His life was, and his legacy is, much richer. And among his beneficiaries are far more than just his heirs and stockholders.

Son of the West Point postmaster and a schoolteacher, Anderson grew up in the textile culture of the Chattahoochee Valley. So when he earned his engineering degree from Georgia Tech, it is not surprising that he soon turned to the carpet industry to make his living and, eventually, his fortune. In 1973 he founded Atlanta-based Interface, today the largest manufacturer of carpet tiles, and would spend two decades making lots of carpet and lots of money.

Then, in 1994, he had what he called a “spear in the chest” experience: He read Paul Hawken’s “The Ecology of Commerce,” which described the effects of standard industrial practices on the environment.

“A new definition of success burst into my consciousness,” he said in a speech years later. “ I got it. I was a plunderer of Earth, and that is not the legacy one wants to leave behind.”

Anderson would bring an almost evangelical passion to his changed vision of industrial culture. His wasn’t an anti-business message -- he described himself in a 2005 Financial Post interview as “an industrialist and an entrepreneur and as competitive as anybody you’re likely to know” -- but rather, a message that environmental responsibility and good business were not just compatible, but complementary. (He estimated Interface’s cost savings from waste elimination alone at $262 million.)

Lester Brown, president of the Earth Policy Institute in Washington, told the Post: “It’s not often that you have a corporate CEO who is as committed to environmental issues or more than those of us in the environmental movement itself. I don’t think any other corporation has come close to doing what he has done.”

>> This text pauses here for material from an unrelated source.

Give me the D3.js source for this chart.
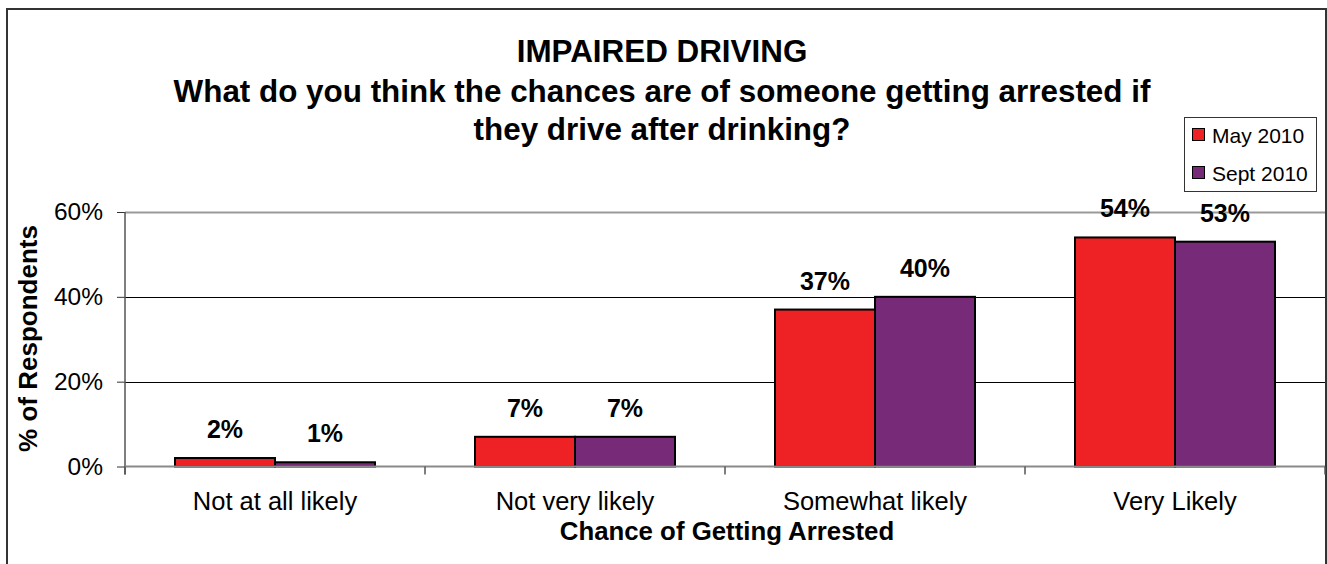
<!DOCTYPE html>
<html>
<head>
<meta charset="utf-8">
<script src="https://cdn.jsdelivr.net/npm/d3@7"></script>
<style>
  html, body { margin: 0; padding: 0; background: #fff; }
  svg { display: block; font-family: "Liberation Sans", Arial, sans-serif; }
</style>
</head>
<body>
<svg id="chart" width="1327" height="564"></svg>
<script>
const categories = ["Not at all likely", "Not very likely", "Somewhat likely", "Very Likely"];
const seriesNames = ["May 2010", "Sept 2010"];
const may2010 = [2, 7, 37, 54];
const sept2010 = [1, 7, 40, 53];
const seriesColors = ["#EE2224", "#772A77"];
const yTicks = [0, 20, 40, 60];
const titleLines = [
  "IMPAIRED DRIVING",
  "What do you think the chances are of someone getting arrested if",
  "they drive after drinking?"
];
const yAxisTitle = "% of Respondents";
const xAxisTitle = "Chance of Getting Arrested";

const seriesValues = [may2010, sept2010];
const data = categories.map((c, i) => ({
  category: c,
  values: seriesNames.map((s, j) => ({ series: s, value: seriesValues[j][i], color: seriesColors[j] }))
}));

const svg = d3.select("#chart");
const plot = { left: 125, right: 1325, top: 212, bottom: 466.5 };

// outer chart border
svg.append("rect")
  .attr("x", 7).attr("y", 9)
  .attr("width", 1319).attr("height", 620)
  .attr("fill", "none").attr("stroke", "#333").attr("stroke-width", 2);

const x0 = d3.scaleBand().domain(categories).range([plot.left, plot.right]).padding(0);
const x1 = d3.scaleBand().domain(seriesNames).range([x0.bandwidth() / 6, x0.bandwidth() * 5 / 6]).padding(0);
const y = d3.scaleLinear().domain([0, 60]).range([plot.bottom, plot.top]);

// gridlines
svg.append("g").selectAll("line")
  .data(yTicks.filter(t => t > 0))
  .join("line")
  .attr("x1", plot.left).attr("x2", plot.right)
  .attr("y1", d => Math.round(y(d)) + 0.5).attr("y2", d => Math.round(y(d)) + 0.5)
  .attr("stroke", d => d === 60 ? "#9a9a9a" : "#000")
  .attr("stroke-width", d => d === 60 ? 2 : 1);

// bars
const groups = svg.append("g").selectAll("g")
  .data(data).join("g")
  .attr("transform", d => `translate(${x0(d.category)},0)`);

groups.selectAll("rect")
  .data(d => d.values).join("rect")
  .attr("x", d => x1(d.series))
  .attr("y", d => y(d.value))
  .attr("width", x1.bandwidth())
  .attr("height", d => y(0) - y(d.value))
  .attr("fill", d => d.color)
  .attr("stroke", "#000")
  .attr("stroke-width", 2);

groups.selectAll("text")
  .data(d => d.values).join("text")
  .attr("x", d => x1(d.series) + x1.bandwidth() / 2)
  .attr("y", d => y(d.value) - 20)
  .attr("text-anchor", "middle")
  .attr("font-size", 25)
  .attr("font-weight", "bold")
  .attr("fill", "#000")
  .text(d => d.value + "%");

// y axis
const yAxis = d3.axisLeft(y).tickValues(yTicks).tickSize(8).tickPadding(14).tickFormat(d => d + "%");
const yg = svg.append("g").attr("transform", `translate(${plot.left},0)`).call(yAxis);
yg.select(".domain").remove();
yg.selectAll(".tick line").attr("stroke", "#333").attr("stroke-width", 1);
yg.selectAll(".tick text").attr("font-size", 24.5).attr("fill", "#000")
  .attr("font-family", "'Liberation Sans', Arial, sans-serif");
svg.append("line")
  .attr("x1", plot.left).attr("x2", plot.left)
  .attr("y1", plot.top).attr("y2", plot.bottom + 8)
  .attr("stroke", "#555").attr("stroke-width", 1.5);

// x axis baseline and ticks
svg.append("line")
  .attr("x1", plot.left).attr("x2", plot.right)
  .attr("y1", y(0)).attr("y2", y(0))
  .attr("stroke", "#8a8a8a").attr("stroke-width", 2);
const boundaries = categories.map(c => x0(c)).concat([plot.right]);
svg.append("g").selectAll("line")
  .data(boundaries).join("line")
  .attr("x1", d => d).attr("x2", d => d)
  .attr("y1", y(0)).attr("y2", y(0) + 8)
  .attr("stroke", "#555").attr("stroke-width", 1.5);

svg.append("g").selectAll("text")
  .data(categories).join("text")
  .attr("x", d => x0(d) + x0.bandwidth() / 2)
  .attr("y", 510)
  .attr("text-anchor", "middle")
  .attr("font-size", 25.5)
  .attr("fill", "#000")
  .text(d => d);

// axis titles
svg.append("text")
  .attr("x", (plot.left + plot.right) / 2 + 2)
  .attr("y", 540)
  .attr("text-anchor", "middle")
  .attr("font-size", 25.8)
  .attr("font-weight", "bold")
  .text(xAxisTitle);

svg.append("text")
  .attr("transform", "translate(37,338.5) rotate(-90)")
  .attr("text-anchor", "middle")
  .attr("font-size", 26)
  .attr("font-weight", "bold")
  .text(yAxisTitle);

// title
const titleY = [62, 102, 140];
svg.append("g").selectAll("text")
  .data(titleLines).join("text")
  .attr("x", 662)
  .attr("y", (d, i) => titleY[i])
  .attr("text-anchor", "middle")
  .attr("font-size", 31.4)
  .attr("font-weight", "bold")
  .text(d => d);

// legend
const legend = svg.append("g");
legend.append("rect")
  .attr("x", 1184.5).attr("y", 117.5)
  .attr("width", 132).attr("height", 74)
  .attr("fill", "#fff").attr("stroke", "#333").attr("stroke-width", 1);
const li = legend.selectAll("g.item")
  .data(seriesNames).join("g").attr("class", "item")
  .attr("transform", (d, i) => `translate(1192, ${i === 0 ? 135 : 173})`);
li.append("rect")
  .attr("x", 0.5).attr("y", -6.5)
  .attr("width", 12).attr("height", 12)
  .attr("fill", (d, i) => seriesColors[i])
  .attr("stroke", "#000").attr("stroke-width", 1);
li.append("text")
  .attr("x", 20).attr("y", 0)
  .attr("dy", "0.36em")
  .attr("font-size", 21)
  .attr("fill", "#000")
  .text(d => d);
</script>
</body>
</html>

Anderson would, among his many other roles, serve as chair of the Georgia Conservancy. Another former Conservancy chair, John Sibley, wrote a touching tribute in the Atlanta Journal-Constitution that described the depth of Anderson’s environmental commitment: “The only word I can think of to describe it is love. I’ll miss Ray Anderson’s love the most. So will Mother Earth.”

Maybe the best epitaph comes from the man himself. Anderson’s New York Times obituary quotes from one of the first speeches he made after his conversion experience: “We are all part of the continuum of humanity and life. We will have lived our brief span and either helped or hurt that continuum and the earth that sustains all life. It’s that simple.”